## What is needed
In the data below, find each line containing the string "chart" and return it.
□ □ □ □ □
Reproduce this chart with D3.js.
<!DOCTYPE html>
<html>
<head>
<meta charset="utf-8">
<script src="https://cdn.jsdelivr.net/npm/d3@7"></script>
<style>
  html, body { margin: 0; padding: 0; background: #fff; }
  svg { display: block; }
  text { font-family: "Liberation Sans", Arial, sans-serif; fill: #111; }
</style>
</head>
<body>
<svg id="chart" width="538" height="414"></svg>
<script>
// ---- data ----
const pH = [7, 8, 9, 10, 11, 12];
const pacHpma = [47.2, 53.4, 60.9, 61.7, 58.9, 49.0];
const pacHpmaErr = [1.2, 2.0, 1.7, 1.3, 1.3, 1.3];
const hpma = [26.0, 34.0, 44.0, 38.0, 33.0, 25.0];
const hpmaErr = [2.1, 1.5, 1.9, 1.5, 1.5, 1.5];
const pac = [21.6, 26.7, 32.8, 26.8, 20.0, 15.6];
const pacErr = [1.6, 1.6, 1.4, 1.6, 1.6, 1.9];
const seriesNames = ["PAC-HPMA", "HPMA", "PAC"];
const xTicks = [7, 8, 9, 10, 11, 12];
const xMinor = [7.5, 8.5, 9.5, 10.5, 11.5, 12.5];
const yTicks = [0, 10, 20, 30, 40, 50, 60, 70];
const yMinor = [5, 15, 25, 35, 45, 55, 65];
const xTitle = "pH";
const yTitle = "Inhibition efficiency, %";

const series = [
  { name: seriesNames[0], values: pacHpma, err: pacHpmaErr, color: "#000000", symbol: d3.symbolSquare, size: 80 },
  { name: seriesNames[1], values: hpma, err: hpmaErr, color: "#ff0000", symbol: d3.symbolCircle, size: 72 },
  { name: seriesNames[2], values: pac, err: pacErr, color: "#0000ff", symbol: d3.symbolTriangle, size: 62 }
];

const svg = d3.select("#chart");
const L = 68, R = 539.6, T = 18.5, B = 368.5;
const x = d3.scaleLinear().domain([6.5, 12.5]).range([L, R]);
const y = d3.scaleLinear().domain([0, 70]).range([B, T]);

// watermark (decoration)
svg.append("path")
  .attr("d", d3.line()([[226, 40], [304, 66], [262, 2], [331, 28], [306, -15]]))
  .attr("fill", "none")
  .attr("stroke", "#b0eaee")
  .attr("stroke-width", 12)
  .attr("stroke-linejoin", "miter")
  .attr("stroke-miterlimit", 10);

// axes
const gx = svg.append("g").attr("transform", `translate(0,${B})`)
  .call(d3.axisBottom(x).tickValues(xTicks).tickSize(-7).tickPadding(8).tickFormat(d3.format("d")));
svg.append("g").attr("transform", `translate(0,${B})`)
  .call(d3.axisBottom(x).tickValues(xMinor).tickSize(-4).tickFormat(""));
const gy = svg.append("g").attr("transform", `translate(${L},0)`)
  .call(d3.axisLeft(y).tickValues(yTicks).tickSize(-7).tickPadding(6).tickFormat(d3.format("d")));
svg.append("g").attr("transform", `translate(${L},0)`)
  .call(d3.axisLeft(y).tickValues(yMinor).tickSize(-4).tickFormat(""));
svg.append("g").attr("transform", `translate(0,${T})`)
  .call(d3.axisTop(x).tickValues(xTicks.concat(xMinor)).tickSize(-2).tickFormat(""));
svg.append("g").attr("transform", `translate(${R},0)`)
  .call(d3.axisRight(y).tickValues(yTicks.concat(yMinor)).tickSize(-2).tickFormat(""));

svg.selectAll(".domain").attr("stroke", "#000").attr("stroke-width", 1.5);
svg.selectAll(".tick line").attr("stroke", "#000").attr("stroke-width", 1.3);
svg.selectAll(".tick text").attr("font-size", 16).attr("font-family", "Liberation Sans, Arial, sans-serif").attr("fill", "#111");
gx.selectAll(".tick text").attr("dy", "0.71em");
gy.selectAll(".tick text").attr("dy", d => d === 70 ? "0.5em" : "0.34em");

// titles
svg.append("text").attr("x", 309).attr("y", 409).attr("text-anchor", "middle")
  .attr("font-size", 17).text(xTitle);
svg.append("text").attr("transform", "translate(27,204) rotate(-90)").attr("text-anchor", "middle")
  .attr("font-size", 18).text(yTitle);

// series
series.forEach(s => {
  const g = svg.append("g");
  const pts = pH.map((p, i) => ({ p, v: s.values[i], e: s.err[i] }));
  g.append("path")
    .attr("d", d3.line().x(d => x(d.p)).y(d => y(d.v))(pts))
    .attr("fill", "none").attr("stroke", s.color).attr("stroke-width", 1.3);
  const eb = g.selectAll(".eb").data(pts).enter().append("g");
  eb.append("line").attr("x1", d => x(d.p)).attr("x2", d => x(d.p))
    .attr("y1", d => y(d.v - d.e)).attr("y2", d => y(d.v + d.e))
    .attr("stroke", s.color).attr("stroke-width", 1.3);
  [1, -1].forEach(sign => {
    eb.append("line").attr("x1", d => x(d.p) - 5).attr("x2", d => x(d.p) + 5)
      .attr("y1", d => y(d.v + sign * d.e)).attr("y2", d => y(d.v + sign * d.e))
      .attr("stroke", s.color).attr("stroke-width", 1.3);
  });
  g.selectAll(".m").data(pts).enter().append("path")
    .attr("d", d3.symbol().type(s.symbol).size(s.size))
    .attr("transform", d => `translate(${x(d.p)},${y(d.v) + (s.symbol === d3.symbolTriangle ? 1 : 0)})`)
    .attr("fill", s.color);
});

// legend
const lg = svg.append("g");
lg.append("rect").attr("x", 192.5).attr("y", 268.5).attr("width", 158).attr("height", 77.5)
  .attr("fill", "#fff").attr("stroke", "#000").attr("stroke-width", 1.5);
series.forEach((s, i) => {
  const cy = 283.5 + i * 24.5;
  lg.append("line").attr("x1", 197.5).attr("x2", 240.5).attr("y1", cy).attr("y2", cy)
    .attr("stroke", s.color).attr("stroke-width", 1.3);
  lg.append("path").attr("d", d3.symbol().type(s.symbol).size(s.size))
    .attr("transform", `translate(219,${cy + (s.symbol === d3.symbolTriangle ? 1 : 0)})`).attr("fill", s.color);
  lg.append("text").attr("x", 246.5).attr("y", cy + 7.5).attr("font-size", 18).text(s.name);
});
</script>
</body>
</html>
□ □ □ □ □
## Answer to this problem
Reproduce this chart with D3.js.
<svg id="chart" width="538" height="414"></svg>
const svg = d3.select("#chart");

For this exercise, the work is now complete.